Summers é acusado de ter sido o responsável pelo facto do programa de estímulos económicos de Obama após a crise de 2008 não ter sido suficientemente convincente, questão que o próprio Summers já em parte aceitou, afirmando que com o conhecimento de hoje teria dado anuência a um programa mais amplo generoso. Ora, apesar disso, Summers tem sido das vozes mais críticas com alertas para o risco do pacote de estímulos de Biden ser excessivo em demasia com argumentos para mim pouco convincentes sobre os riscos inflacionários de tal programa. O meu post de ontem evidenciou bem que as duas frentes em que Biden se movimenta, o estado interno da sociedade americana e a necessidade de repor a influência americana no exterior, são de tal maneira gigantescas que em meu entender o pacote de estímulos é o adequado.

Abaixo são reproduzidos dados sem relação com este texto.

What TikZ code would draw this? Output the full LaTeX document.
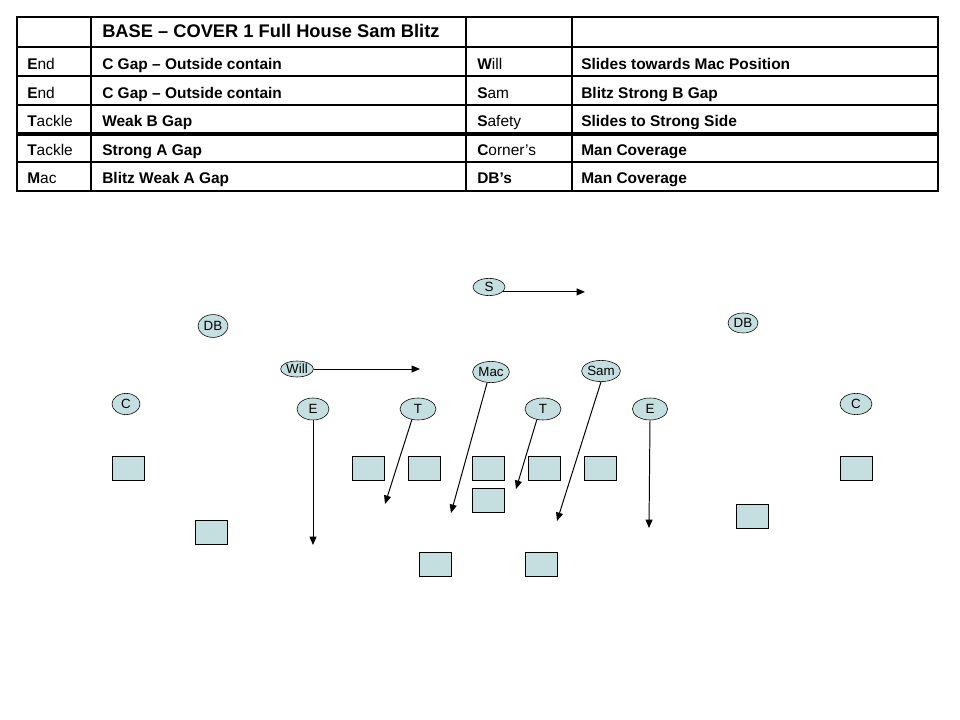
\documentclass[tikz,border=0pt]{standalone}
\usepackage{fontspec}
\setmainfont{Liberation Sans}
\usetikzlibrary{arrows.meta,shapes.geometric}

\definecolor{playerfill}{RGB}{197,223,225}

\tikzset{
  rule/.style={line width=1.3pt},
  head/.style={anchor=base west, inner sep=0pt, font=\bfseries\fontsize{13}{15}\selectfont},
  cell/.style={anchor=base west, inner sep=0pt, font=\fontsize{11}{13}\selectfont},
  player/.style={ellipse, draw, fill=playerfill, inner sep=0pt,
    minimum width=0.8cm, minimum height=0.53cm, font=\fontsize{9.5}{10}\selectfont},
  block/.style={draw, fill=playerfill, minimum width=0.8cm, minimum height=0.6cm},
  run/.style={line width=0.7pt, -{Triangle[length=6pt,width=5pt]}},
}

\begin{document}
\begin{tikzpicture}[x=0.025cm, y=-0.025cm]
    \useasboundingbox (0,0) rectangle (960,720);

    % Bang phan cong
    \draw[rule] (17,17) rectangle (938,191);
    \foreach \y in {47,76,105,162} \draw[rule] (17,\y) -- (938,\y);
    \draw[rule, line width=2.2pt] (17,134) -- (938,134);
    \foreach \x in {91,466,572} \draw[rule] (\x,17) -- (\x,191);

    \node[head] (title) at (102,37.5) {BASE – COVER 1 Full House Sam Blitz};

    \foreach \pos/\job/\spot/\task [count=\i] in {
        {\textbf{E}nd}/{C Gap – Outside contain}/{\textbf{W}ill}/{Slides towards Mac Position},
        {\textbf{E}nd}/{C Gap – Outside contain}/{\textbf{S}am}/{Blitz Strong B Gap},
        {\textbf{T}ackle}/{Weak B Gap}/{\textbf{S}afety}/{Slides to Strong Side},
        {\textbf{T}ackle}/{Strong A Gap}/{\textbf{C}orner’s}/{Man Coverage},
        {\textbf{M}ac}/{Blitz Weak A Gap}/{\textbf{DB’s}}/{Man Coverage}}
    {
        \pgfmathsetmacro\rowy{41+28.6*\i}
        \node[cell] (pos\i) at (27,\rowy) {\pos};
        \node[cell, font=\bfseries\fontsize{11}{13}\selectfont] (job\i) at (102,\rowy) {\job};
        \node[cell] (spot\i) at (477,\rowy) {\spot};
        \node[cell, font=\bfseries\fontsize{11}{13}\selectfont] (task\i) at (581,\rowy) {\task};
    }

    % Hang phong thu
    \node[player, minimum height=0.43cm] (safety) at (489,287) {S};
    \node[player, minimum width=0.75cm, minimum height=0.57cm] (dbL) at (213,326) {DB};
    \node[player, minimum width=0.75cm, minimum height=0.5cm] (dbR) at (743,323) {DB};
    \node[player, minimum width=0.82cm, minimum height=0.4cm] (will) at (297,369) {Will};
    \node[player, minimum width=0.92cm] (mac) at (491,372) {Mac};
    \node[player] (sam) at (601,371) {Sam};
    \node[player, minimum width=0.7cm] (cL) at (126,404) {C};
    \node[player] (cR) at (856,404) {C};
    \node[player, minimum height=0.55cm] (eL) at (313,409) {E};
    \node[player, minimum width=0.9cm, minimum height=0.55cm] (tL) at (418,409) {T};
    \node[player, minimum width=0.9cm, minimum height=0.55cm] (tR) at (543,409) {T};
    \node[player, minimum width=0.88cm, minimum height=0.55cm] (eR) at (650,409) {E};

    % Diem den cua cac mui ten
    \coordinate (safetyTo) at (585,295);
    \coordinate (willTo) at (420,367);
    \coordinate (eLTo) at (313,545);
    \coordinate (tLTo) at (385,504);
    \coordinate (macTo) at (451,513);
    \coordinate (tRTo) at (516,489);
    \coordinate (samTo) at (557,521);
    \coordinate (eRTo) at (649,528);

    \draw[run] (safety.-20) -- (safety.-20 -| safetyTo);
    \draw[run] (will.east) -- (will.east -| willTo);
    \draw[run] (eL.south) -- (eLTo);
    \draw[run] (tL.240) -- (tLTo);
    \draw[run] (mac.250) -- (macTo);
    \draw[run] (tR.240) -- (tRTo);
    \draw[run] (sam.south) -- (samTo);
    \draw[run] (eR.south) -- (eRTo);

    % Hang tan cong
    \foreach \x/\y [count=\k] in {128/468, 368/468, 424/468, 488/468, 544/468, 600/468,
        856/468, 488/500, 211/532, 752/516, 435/564, 541/564}
        \node[block] (ol\k) at (\x,\y) {};

\end{tikzpicture}
\end{document}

Mas o meu ponto não é a discussão dos seus argumentos. O meu ponto é a evidência do impacto que o seu poder de influência sobre os media apresenta. Neste momento, o pensamento económico que domina a administração de Biden não é favorável ao argumento de Summers. Apesar disso, o poder de influência das ideias de Summers vai medir-se pelo pingue-pongue que se espera venha a desenvolver-se entre o sentido da decisão da administração de Biden e o comportamento do FED, parecendo que este último aponta para a subida de taxas de juro em fins de 2023.
Não vou fazer prognósticos. Nestas matérias, há um princípio
que para mim é indiscutível: é sempre mais fácil corrigir uma tensão
inflacionária do que um surto depressivo causado por uma intervenção restritiva
antes do tempo provocada pelas autoridades monetárias. Mas esse princípio não
obsta a que reconheça a ideia que representava o principal objetivo deste post.
Os macroeconomistas perderam peso e influência. Mas alguns conservam esse poder
de influência mesmo que navegando contra a corrente. Jeanna Smialek na edição do NYT internacional é suficientemente perspicaz para compreender essa influência (link aqui).